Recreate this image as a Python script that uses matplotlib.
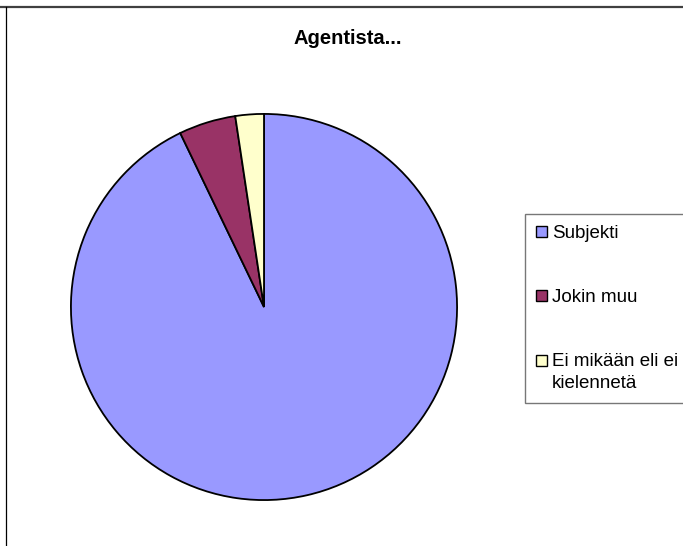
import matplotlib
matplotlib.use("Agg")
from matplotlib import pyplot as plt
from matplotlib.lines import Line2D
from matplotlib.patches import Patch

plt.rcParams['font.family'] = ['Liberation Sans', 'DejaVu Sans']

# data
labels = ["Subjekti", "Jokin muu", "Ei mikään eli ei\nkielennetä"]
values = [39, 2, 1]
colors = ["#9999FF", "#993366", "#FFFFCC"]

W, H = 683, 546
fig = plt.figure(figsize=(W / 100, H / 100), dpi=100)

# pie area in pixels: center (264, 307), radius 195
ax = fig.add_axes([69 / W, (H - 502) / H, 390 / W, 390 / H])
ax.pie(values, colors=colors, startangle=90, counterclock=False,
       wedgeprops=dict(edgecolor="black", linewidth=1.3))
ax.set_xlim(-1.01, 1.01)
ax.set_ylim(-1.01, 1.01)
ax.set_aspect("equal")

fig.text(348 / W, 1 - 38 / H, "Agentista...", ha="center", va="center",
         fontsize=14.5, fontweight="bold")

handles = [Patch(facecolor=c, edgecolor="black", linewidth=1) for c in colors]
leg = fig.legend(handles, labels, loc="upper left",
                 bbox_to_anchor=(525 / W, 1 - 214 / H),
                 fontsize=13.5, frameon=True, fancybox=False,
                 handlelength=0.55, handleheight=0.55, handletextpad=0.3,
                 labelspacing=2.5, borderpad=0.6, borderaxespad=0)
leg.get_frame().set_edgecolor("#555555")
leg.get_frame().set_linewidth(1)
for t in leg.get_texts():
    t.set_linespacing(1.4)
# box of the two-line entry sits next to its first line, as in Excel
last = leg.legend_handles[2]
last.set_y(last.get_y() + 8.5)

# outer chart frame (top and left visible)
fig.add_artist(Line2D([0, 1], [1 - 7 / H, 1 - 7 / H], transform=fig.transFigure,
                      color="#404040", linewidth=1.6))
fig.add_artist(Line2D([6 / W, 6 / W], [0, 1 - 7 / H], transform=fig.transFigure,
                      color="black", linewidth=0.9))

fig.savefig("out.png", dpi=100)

⁂

**Set task**
Look at the listing and set down only the lines from its start through the line with "fig = plt.figure(figsize=(W", word for word and without pictures.

**Full answer**
Recreate this image as a Python script that uses matplotlib.
import matplotlib
matplotlib.use("Agg")
from matplotlib import pyplot as plt
from matplotlib.lines import Line2D
from matplotlib.patches import Patch

plt.rcParams['font.family'] = ['Liberation Sans', 'DejaVu Sans']

# data
labels = ["Subjekti", "Jokin muu", "Ei mikään eli ei\nkielennetä"]
values = [39, 2, 1]
colors = ["#9999FF", "#993366", "#FFFFCC"]

W, H = 683, 546
fig = plt.figure(figsize=(W / 100, H / 100), dpi=100)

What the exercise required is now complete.